The Rotter's club : Please do not take it seriously really, what a joke! (Pip Pyle, Share it)
Le jeune Philip du bouquin de Jonathan Coe est un fou de Hatfield & the North, c'est pourquoi l'auteur donne à son roman le même titre (en français, Bienvenue au club) que celui du second album du groupe.
Le disque démarre sur le poppy et fringant Share it, une compo de Sinclair très caravanienne sur des paroles de Pip Pyle (Laughing and drinking, dancing, grooving, stoned again
 / Falling over singing, hoping that you'll share it) également enjouées. Même le solo de Mini Moog de Stewart, pourtant assez daté, s'accorde à l'ambiance joyeuse de la chanson. S'ensuit, un thème jazzy plutôt fin, caractéristique de Phil Miller, qui n'est pas sans évoquer un certain petit disque rouge (Lounging there Triying). Après deux micro-interludes, (Big) John Wayne socks psychology on the jaw et Chaos at the greasy spoon, où Richard s'essaie à la fuzz bass additionnée de wah-wah (!), la première face continue par deux plus conséquentes compos de Pip Pyle. The Yes/No Interlude est un instrumental avec une section de vents formée de Brother Jim au saxo, de Tim Hodgkinson à la clarinette et de Lindsay Cooper au basson. Ces deux derniers, membres de Henry Cow, donnent à ce titre une coloration semblable à celle du Son of « There's no place like Homerton » du 1er album. Mais la meilleure des deux est encore Fitter Sroke has a bath, chantée par Richard, avec beaucoup d'application dans cette video :

Fitter Stroke has a bath 

Enfin, la face se termine tout en douceur avec le délicieux Didn't matter anyway, sur lequel papillonne la flûte de Jimmy Hastings.
L'essentiel de la seconde face est occupé par une longue suite de Dave Stewart, Mumps. La partie centrale, Lumps, rappelle les meilleures heures de Caravan. Le vocaux de Richard s'y mêlent à l'orgue de Stewart, qui évoque clairement le Dave Sinclair de Nine feet underground. A cela viennent s'ajouter les éléments plus spécifiques à Hatfield que sont le jeu de guitare de Miller, souvent clair, jazzy et délicat, parfois fuzz, et les choeurs des Northettes.

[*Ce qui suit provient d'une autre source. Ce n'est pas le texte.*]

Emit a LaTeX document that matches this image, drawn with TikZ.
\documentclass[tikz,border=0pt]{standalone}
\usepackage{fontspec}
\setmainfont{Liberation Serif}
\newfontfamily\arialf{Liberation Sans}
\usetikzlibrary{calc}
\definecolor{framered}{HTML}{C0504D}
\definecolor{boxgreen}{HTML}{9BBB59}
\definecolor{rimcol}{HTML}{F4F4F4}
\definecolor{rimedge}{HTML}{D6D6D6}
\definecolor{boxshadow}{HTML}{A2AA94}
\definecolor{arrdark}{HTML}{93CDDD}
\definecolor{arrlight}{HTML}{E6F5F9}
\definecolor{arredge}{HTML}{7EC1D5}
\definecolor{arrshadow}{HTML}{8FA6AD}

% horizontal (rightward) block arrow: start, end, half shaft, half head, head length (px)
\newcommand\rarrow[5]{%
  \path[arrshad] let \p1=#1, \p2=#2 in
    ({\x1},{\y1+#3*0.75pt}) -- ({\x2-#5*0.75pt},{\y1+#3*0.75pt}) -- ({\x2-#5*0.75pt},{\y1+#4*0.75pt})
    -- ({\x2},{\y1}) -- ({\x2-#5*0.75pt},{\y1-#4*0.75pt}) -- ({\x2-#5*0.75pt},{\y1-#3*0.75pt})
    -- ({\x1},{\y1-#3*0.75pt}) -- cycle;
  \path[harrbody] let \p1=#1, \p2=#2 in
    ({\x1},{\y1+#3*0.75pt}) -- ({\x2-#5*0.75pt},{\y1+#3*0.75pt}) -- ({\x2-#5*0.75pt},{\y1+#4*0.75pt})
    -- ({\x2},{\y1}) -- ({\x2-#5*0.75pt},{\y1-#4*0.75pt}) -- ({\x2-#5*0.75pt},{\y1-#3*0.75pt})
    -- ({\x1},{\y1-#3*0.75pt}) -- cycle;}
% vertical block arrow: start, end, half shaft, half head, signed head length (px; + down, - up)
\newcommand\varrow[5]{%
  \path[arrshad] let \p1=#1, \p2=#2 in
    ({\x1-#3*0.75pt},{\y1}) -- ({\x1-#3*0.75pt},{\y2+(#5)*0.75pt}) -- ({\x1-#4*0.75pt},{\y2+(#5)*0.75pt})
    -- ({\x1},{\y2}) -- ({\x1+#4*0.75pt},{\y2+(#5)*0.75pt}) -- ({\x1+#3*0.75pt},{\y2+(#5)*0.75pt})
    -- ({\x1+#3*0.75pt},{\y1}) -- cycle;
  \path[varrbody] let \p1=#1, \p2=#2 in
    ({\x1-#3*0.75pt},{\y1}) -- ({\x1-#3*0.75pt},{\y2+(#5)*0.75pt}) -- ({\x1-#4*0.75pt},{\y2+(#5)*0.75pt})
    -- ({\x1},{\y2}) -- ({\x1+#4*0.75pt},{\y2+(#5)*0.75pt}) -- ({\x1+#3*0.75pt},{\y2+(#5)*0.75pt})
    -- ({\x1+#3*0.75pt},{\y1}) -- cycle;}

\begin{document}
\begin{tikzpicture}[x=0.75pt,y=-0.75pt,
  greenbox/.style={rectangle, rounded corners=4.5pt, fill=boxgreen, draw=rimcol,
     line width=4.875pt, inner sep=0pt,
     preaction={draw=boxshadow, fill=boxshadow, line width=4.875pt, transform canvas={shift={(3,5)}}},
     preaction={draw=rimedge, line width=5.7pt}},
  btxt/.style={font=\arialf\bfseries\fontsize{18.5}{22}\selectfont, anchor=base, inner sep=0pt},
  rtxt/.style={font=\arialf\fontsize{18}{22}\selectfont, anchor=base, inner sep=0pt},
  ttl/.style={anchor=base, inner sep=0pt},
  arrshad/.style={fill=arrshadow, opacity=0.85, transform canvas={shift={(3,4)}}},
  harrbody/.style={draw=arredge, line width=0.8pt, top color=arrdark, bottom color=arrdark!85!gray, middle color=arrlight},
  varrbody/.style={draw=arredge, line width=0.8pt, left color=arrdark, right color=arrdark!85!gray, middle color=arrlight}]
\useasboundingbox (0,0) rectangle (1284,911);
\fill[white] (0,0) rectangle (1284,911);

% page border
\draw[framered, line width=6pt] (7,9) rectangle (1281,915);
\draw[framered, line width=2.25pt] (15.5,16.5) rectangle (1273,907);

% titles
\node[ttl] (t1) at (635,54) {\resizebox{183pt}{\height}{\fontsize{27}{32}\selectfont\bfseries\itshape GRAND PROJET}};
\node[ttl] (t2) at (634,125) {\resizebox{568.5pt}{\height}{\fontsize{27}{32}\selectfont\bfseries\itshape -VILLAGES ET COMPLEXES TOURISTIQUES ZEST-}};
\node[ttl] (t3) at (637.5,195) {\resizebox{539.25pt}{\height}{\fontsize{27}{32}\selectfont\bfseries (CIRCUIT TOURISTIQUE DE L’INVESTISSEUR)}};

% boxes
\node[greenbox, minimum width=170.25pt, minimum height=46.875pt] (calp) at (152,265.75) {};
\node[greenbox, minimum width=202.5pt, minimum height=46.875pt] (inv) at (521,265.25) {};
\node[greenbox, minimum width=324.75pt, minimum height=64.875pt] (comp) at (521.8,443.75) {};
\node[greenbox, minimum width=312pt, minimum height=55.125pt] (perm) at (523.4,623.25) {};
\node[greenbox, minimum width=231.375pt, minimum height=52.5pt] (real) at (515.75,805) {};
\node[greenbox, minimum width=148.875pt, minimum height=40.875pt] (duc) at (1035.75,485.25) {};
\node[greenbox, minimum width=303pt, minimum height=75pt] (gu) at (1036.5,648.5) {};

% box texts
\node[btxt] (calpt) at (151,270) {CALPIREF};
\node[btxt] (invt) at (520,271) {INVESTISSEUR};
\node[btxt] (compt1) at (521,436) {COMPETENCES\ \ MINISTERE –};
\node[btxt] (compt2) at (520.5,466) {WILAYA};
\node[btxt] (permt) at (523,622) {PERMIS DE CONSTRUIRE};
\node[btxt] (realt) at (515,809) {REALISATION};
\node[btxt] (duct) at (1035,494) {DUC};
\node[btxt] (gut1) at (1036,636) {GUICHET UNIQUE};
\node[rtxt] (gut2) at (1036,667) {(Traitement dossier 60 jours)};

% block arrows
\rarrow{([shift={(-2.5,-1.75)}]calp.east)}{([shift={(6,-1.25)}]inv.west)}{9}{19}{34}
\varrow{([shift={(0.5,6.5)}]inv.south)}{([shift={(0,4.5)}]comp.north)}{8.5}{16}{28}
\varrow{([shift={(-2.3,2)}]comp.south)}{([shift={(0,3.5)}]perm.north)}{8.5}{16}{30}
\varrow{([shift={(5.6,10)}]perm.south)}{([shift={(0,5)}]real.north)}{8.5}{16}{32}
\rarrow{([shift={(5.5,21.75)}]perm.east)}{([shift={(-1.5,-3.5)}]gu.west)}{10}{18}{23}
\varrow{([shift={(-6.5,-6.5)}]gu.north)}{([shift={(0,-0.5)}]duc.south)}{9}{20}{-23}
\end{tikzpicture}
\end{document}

Face A : "Share It" (Sinclair/Pyle) / "Lounging There Trying" (Miller) / "(Big) John Wayne Socks Psychology on the Jaw" (Stewart) / "Chaos at the Greasy Spoon" (Sinclair/Pyle) / "The Yes No Interlude" (Pyle) / "Fitter Stoke Has a Bath" (Pyle) / "Didn't Matter Anyway" (Sinclair)
Face B : "Underdub" (Miller) / "Mumps" (Stewart)

(http://grooveshark.com/#!/album/The+Rotters+Club/2419704)

On peut juger tout cela assez peu rock'n roll, un peu trop maniéré-cup of tea-petit doigt en l'air, mais, derrière la complexité de l'écriture, la modestie et la fraîcheur de l'ensemble font de Hatfield & the North un des groupes les plus attachants de la scène de Canterbury. C'est, à l'évidence, l'élégance supérieure de Richard Sinclair, qui procure au groupe une grande part de ces qualités.

Laissons la conclusion à feu Sa Sainteté Hugh Hopper 1er, pape de la fuzz bass et protohigoumène de Canterbury qui déclarait à propos de H & the N : « Je pense que la musique qu'ils ont créée est l'une des plus fortes de ces dernières années. Richard Sinclair est mon bassiste préféré en Angleterre. » (Atem n°8, février 1977).